앞 태스크가 실패했을 경우, 뒷 태스크는 실행되지 않으며 실패한 태스크만 재실행할 수 있다.

튜토리얼

시작을 해보자! 3개의 태스크로 구성되어있는 파이프라인을 만드려고 한다. 먼저, curl을 이용해 로켓의 발사 정보를 가져올 수 있는 api를 이용해서 launches.json 파일을 받아온다. 그다음 launches.json 파일 안에 image url을 파이썬을 사용해 다운 받는다. 마지막으로 이미지 갯수를 확인하는 bash shell 명령어를 입력한다.

아래 코드는 Apache Airflow 기반의 데이터 파이프라인에서 발췌했으며 도커 이미지가 없어 다른 이미지로 변경하였다.


# download_rocket_launches.pyimport json
import pathlib

import airflow.utils.dates
import requests
import requests.exceptions as requests_exceptions
from airflow import DAG
from airflow.operators.bash import BashOperator
from airflow.operators.python import PythonOperator

dag = DAG(
    dag_id="download_rocket_launches",
    description="Download rocket pictures of recently launched rockets.",
    start_date=airflow.utils.dates.days_ago(14),
    schedule_interval="@daily",
)

download_launches = BashOperator(
    task_id="download_launches",
    bash_command="curl -o /tmp/launches.json -L '<https://ll.thespacedevs.com/2.0.0/launch/upcoming>'",# noqa: E501
    dag=dag,
)

def _get_pictures():
# Ensure directory exists
    pathlib.Path("/tmp/images").mkdir(parents=True, exist_ok=True)

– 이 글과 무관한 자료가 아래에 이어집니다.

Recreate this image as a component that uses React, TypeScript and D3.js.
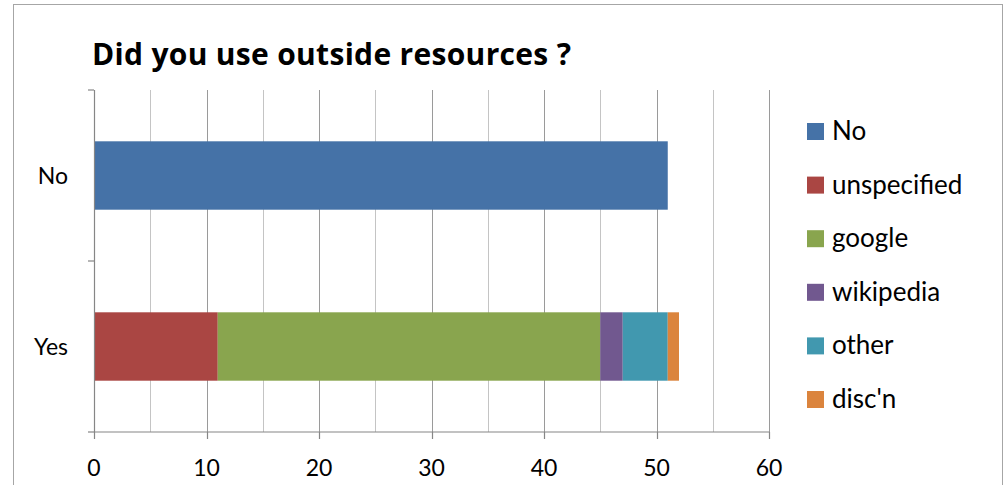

# Download all pictures in launches.jsonwith open("/tmp/launches.json") as f:
        launches = json.load(f)
        image_urls = [launch["image"] for launch in launches["results"]]
        for image_url in image_urls:
            try:
                response = requests.get(image_url)
                image_filename = image_url.split("/")[-1]
                target_file = f"/tmp/images/{image_filename}"
                with open(target_file, "wb") as f:
                    f.write(response.content)
                print(f"Downloaded {image_url} to {target_file}")
            except requests_exceptions.MissingSchema:
                print(f"{image_url} appears to be an invalid URL.")
            except requests_exceptions.ConnectionError:
                print(f"Could not connect to {image_url}.")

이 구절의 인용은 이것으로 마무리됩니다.